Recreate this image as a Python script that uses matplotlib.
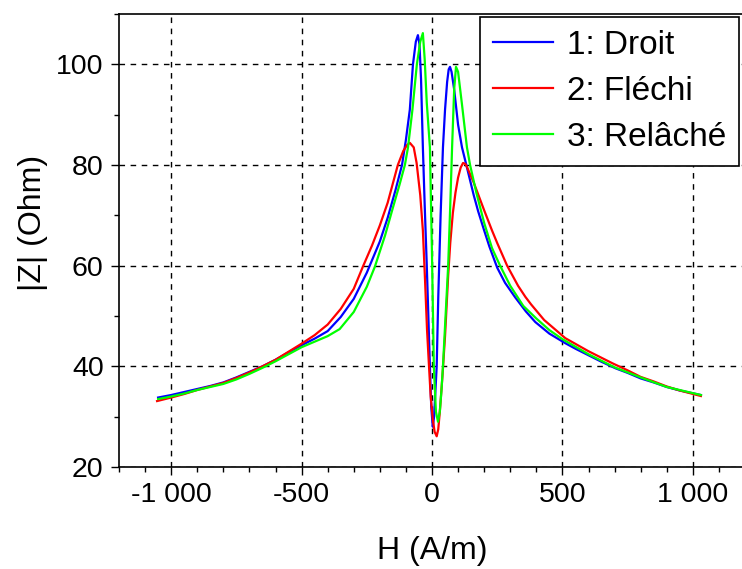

---

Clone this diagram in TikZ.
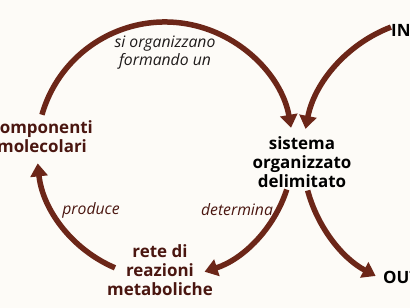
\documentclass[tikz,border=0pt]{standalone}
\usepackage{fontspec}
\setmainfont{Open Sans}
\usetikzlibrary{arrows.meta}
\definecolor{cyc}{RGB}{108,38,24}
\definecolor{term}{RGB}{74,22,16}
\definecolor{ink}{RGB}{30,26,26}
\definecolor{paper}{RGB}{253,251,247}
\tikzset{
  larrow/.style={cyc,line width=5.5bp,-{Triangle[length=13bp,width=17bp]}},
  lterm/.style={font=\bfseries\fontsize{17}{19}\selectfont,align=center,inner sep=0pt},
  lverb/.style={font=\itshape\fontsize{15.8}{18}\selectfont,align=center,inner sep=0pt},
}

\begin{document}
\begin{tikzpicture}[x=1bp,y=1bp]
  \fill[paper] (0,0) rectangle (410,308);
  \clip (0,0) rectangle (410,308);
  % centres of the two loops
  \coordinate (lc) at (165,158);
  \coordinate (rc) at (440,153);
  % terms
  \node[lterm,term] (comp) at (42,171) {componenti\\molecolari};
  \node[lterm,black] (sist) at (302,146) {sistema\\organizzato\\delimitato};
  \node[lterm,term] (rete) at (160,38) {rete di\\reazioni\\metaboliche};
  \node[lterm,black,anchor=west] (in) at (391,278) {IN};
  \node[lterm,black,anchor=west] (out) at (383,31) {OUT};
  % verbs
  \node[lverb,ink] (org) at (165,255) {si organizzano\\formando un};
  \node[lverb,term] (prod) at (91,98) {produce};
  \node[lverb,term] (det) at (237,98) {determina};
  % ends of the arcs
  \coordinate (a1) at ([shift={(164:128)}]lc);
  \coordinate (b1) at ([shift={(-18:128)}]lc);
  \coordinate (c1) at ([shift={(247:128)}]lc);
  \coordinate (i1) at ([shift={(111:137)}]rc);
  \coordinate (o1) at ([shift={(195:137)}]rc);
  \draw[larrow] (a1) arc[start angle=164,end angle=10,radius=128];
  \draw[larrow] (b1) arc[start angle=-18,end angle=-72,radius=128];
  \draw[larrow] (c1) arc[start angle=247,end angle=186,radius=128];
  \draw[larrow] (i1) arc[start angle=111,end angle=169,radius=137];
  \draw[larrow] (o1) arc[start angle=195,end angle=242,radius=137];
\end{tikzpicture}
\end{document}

:: Aim of the task ::
Only the number is wanted: how many lines of the data contain the word "this"?

:: Finished answer ::
2